Enfin, il est certain que les femmes ici sont avant tout des mères (cf. article « être femme au Guatemala »). Si de plus elles sont chargée de famille, la priorité va à leurs enfants, c'est à dire à être présente quand ils sont à la maison pour les nourrir et veiller sur eux. Elles sont par conséquent très peu disponibles, physiquement et intellectuellement, pour faire autre chose. Distribuer à ces femmes une commande en nombre devient par conséquent périlleux, car elles ne peuvent assurer ni la qualité, ni la quantité, ni le délai des produits qu'elles réalisent. Le rythme de leur production dépend totalement de leur vie de famille.

 

Ixkoq'a (14)Heureusement, il y en a qui, malgré les méandres et toutes ces contraintes, réagissent. Si elles ne sont pas satisfaites de la situation, elles cherchent à en sortir de manière positive. Elles sont quelques unes à relever les manches, à prendre des « risques ». Elles apprennent d'autres techniques, introduisent de nouveaux produits, font des essais, réajustent, passent des heures la nuit devant leur métier à tisser à créer des motifs, recyclent leurs tissus non vendus...
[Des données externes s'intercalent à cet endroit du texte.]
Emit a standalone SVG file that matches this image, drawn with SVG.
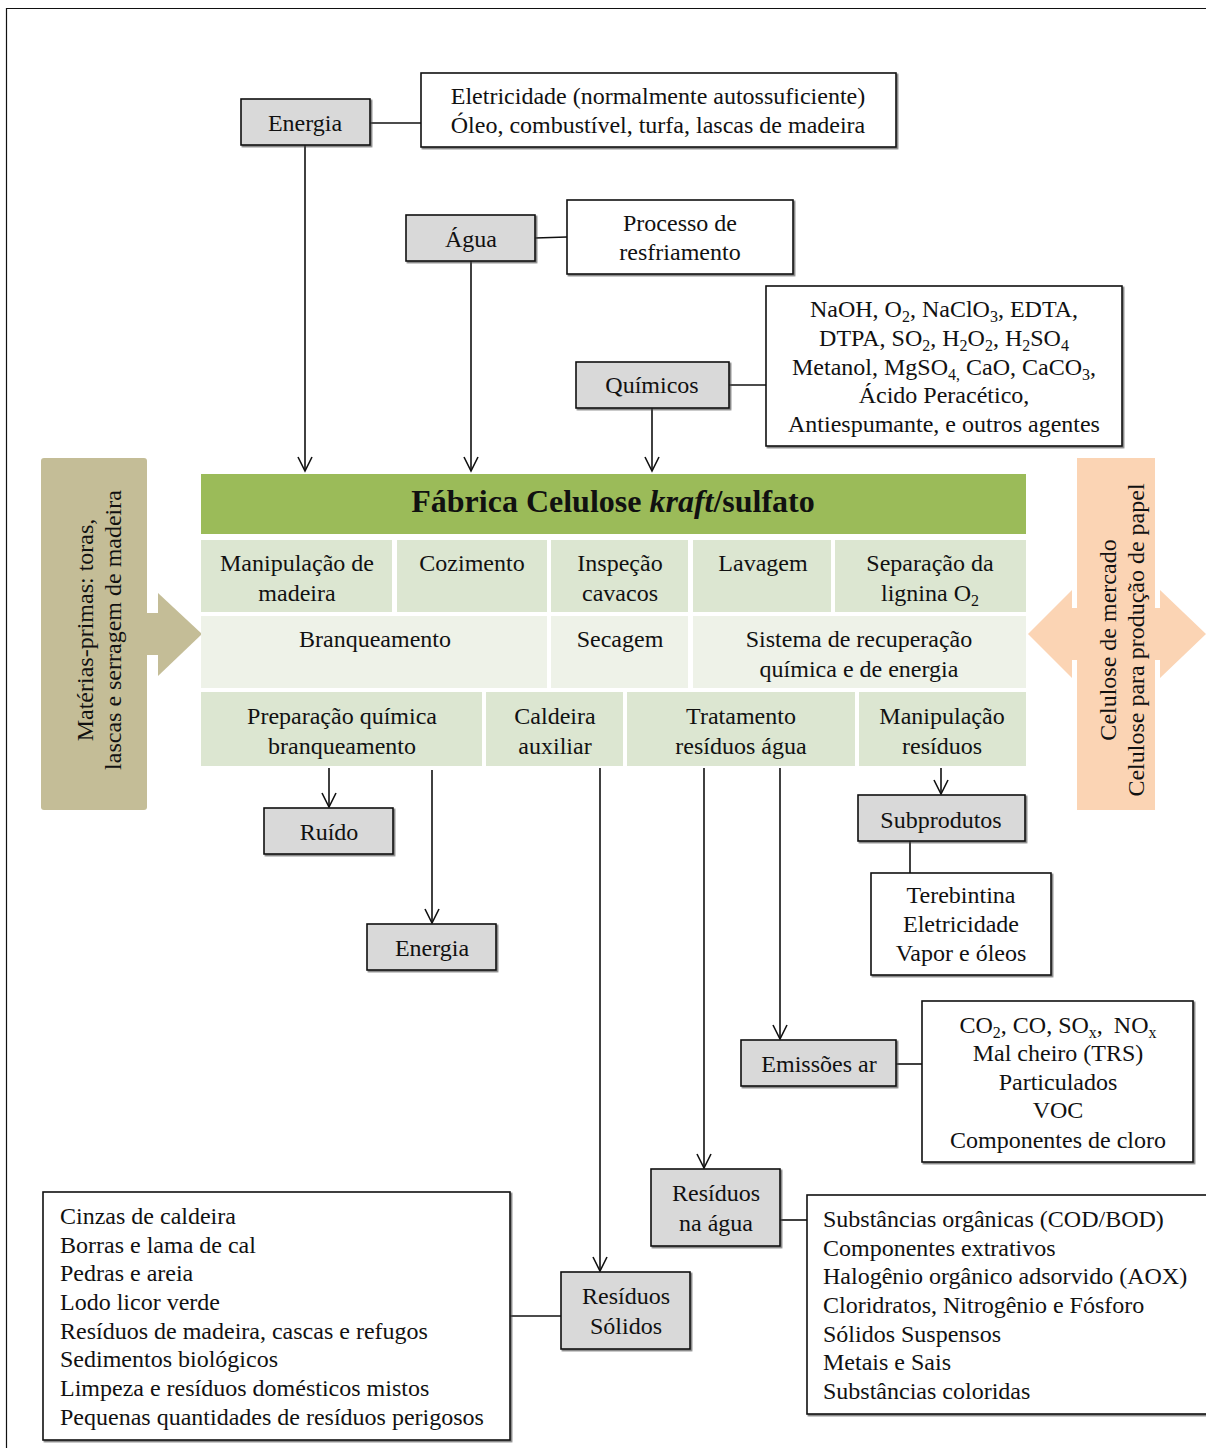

Il apparaît que l'évolution d'une association ne se fait pas de manière homogène. Les femmes ont des attentes et des capacités d'adaptation au changement différentes. Certaines sont arrivées dans une période d'assistanat complet, et n'entendent pas s'investir personnellement dans les actions à mener pour sortir de l'ornière, d'autres sont prêtes à passer à une autre dimension, plus entrepreneuriale.

 

Le meilleur qui pourrait arriver à Ixkoq'a' , et qui pourrait faire la fierté de sa coordinatrice-fondatrice Julia, serait que les 7 ou 8 femmes les plus motivées, qui ont compris l'intérêt d'élaborer un plan de travail, qui ont des idées à revendre, et des capacités entrepreneuriales, se détachent de l'association pour créer leur coopérative. Cette étape nouvelle de création d'entreprise n'est pas aberrante. Elle s'inscrit au contraire dans la logique de l'évolution de l'association qui s'est construite à partir de l'idée d'apporter à ces femmes les conditions de leur autonomie, voire de leur indépendance.